Les interrogations sur la capacité de la police à diminuer la criminalité ne sont pas neuves. Elles ont agité nombre de criminologues et de sociologues, surtout dans des pays anglo-saxons.

On ne peut aborder le sujet sans rappeler la célèbre recherche menée à Kansas city en 1972 durant une année. Déployant des moyens importants, leurs initiateurs ont évalué les effets des patrouilles en divisant le territoire en quinze zones sur lesquelles ont été répartis aléatoirement les effectifs, selon les modalités suivantes :

  • Dans cinq zones, le niveau des patrouilles est resté inchangé ;
  • Dans cinq autres zones, deux à trois fois plus de patrouilles qu’habituellement ont été effectuées ;
  • Dans les cinq dernières, elles ont été supprimées et la police s’est contentée de répondre aux appels.

De manière surprenante, aucune différence statistique significative n’a été observée à la suite de la mise en œuvre de ces différentes modalités en ce qui concerne les taux de criminalité.

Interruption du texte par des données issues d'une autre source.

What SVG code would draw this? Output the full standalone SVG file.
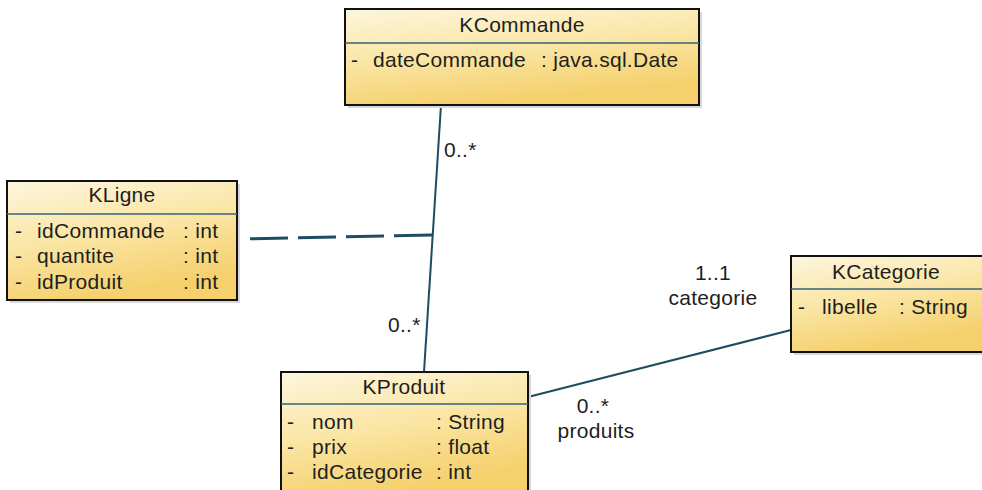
<svg xmlns="http://www.w3.org/2000/svg" width="982" height="490" viewBox="0 0 982 490">
<defs>
<linearGradient id="fillg" x1="0" y1="0" x2="0.35" y2="1">
<stop offset="0" stop-color="#fdf6de"/>
<stop offset="0.5" stop-color="#fae6a6"/>
<stop offset="1" stop-color="#f5d06c"/>
</linearGradient>
<style>
.box{fill:url(#fillg);stroke:#111;stroke-width:2}
.shadow{fill:#d8d8d8}
.div{stroke:#36627a;stroke-width:1.5}
text{font-family:"Liberation Sans",Arial,sans-serif;font-size:21px;letter-spacing:0.3px;fill:#1e1e1e}
.hd{text-anchor:middle}
.mid{text-anchor:middle}
.conn{stroke:#1d4c63;stroke-width:2;fill:none}
.dash{stroke:#1d4c63;stroke-width:3;fill:none;stroke-dasharray:38 10}
</style>
</defs>
<rect width="982" height="490" fill="#ffffff"/>
<g id="connectors">
<line class="conn" x1="441" y1="105" x2="424" y2="372"/>
<line class="dash" x1="432" y1="235" x2="238" y2="239"/>
<line class="conn" x1="528" y1="397" x2="791" y2="330"/>
<text x="444" y="157">0..*</text>
<text x="388" y="332">0..*</text>
<text class="mid" x="713" y="280">1..1</text>
<text class="mid" x="713" y="305">categorie</text>
<text class="mid" x="593" y="413">0..*</text>
<text class="mid" x="596" y="438">produits</text>
</g>
<g id="KCommande">
<rect class="shadow" x="348" y="12" width="354" height="96"/>
<rect class="box" x="345" y="9" width="354" height="96"/>
<line class="div" x1="345" y1="43" x2="699" y2="43"/>
<text class="hd" x="522" y="32">KCommande</text>
<text x="351" y="67">-</text>
<text x="373" y="67">dateCommande</text>
<text x="541" y="67">: java.sql.Date</text>
</g>
<g id="KLigne">
<rect class="shadow" x="10" y="184" width="230" height="119"/>
<rect class="box" x="7" y="181" width="230" height="119"/>
<line class="div" x1="7" y1="214" x2="237" y2="214"/>
<text class="hd" x="122" y="202">KLigne</text>
<text x="15" y="238">-</text>
<text x="37" y="238">idCommande</text>
<text x="183" y="238">: int</text>
<text x="15" y="263">-</text>
<text x="37" y="263">quantite</text>
<text x="183" y="263">: int</text>
<text x="15" y="289">-</text>
<text x="37" y="289">idProduit</text>
<text x="183" y="289">: int</text>
</g>
<g id="KProduit">
<rect class="shadow" x="284" y="375" width="247" height="125"/>
<rect class="box" x="281" y="372" width="247" height="125"/>
<line class="div" x1="281" y1="404" x2="528" y2="404"/>
<text class="hd" x="404" y="394">KProduit</text>
<text x="287" y="429">-</text>
<text x="312" y="429">nom</text>
<text x="436" y="429">: String</text>
<text x="287" y="454">-</text>
<text x="312" y="454">prix</text>
<text x="436" y="454">: float</text>
<text x="287" y="479">-</text>
<text x="312" y="479">idCategorie</text>
<text x="436" y="479">: int</text>
</g>
<g id="KCategorie">
<rect class="shadow" x="794" y="259" width="195" height="96"/>
<rect class="box" x="791" y="256" width="195" height="96"/>
<line class="div" x1="791" y1="289" x2="982" y2="289"/>
<text class="hd" x="886" y="279">KCategorie</text>
<text x="798" y="314">-</text>
<text x="822" y="314">libelle</text>
<text x="899" y="314">: String</text>
</g>
</svg>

On notera que d’autres recherches ont confirmé ces résultats qui ont eux-mêmes été complétés par une autre observation, soit qu’une plus grande rapidité dans les réponses aux appels n’améliore pas les taux d’arrestation.

Deux éléments modèrent cependant ces résultats. D’abord, certaines recherches ont mis en évidence une diminution du nombre de délits si l’on concentre les moyens sur les « points noirs » de la criminalité, mis notamment en évidence par des logiciels de « géocriminalité » (ex : CompStat 2.0 utilisé par la police de New-York). Ensuite, il apparaît que les patrouilles pédestres sont de nature à diminuer le sentiment d’insécurité.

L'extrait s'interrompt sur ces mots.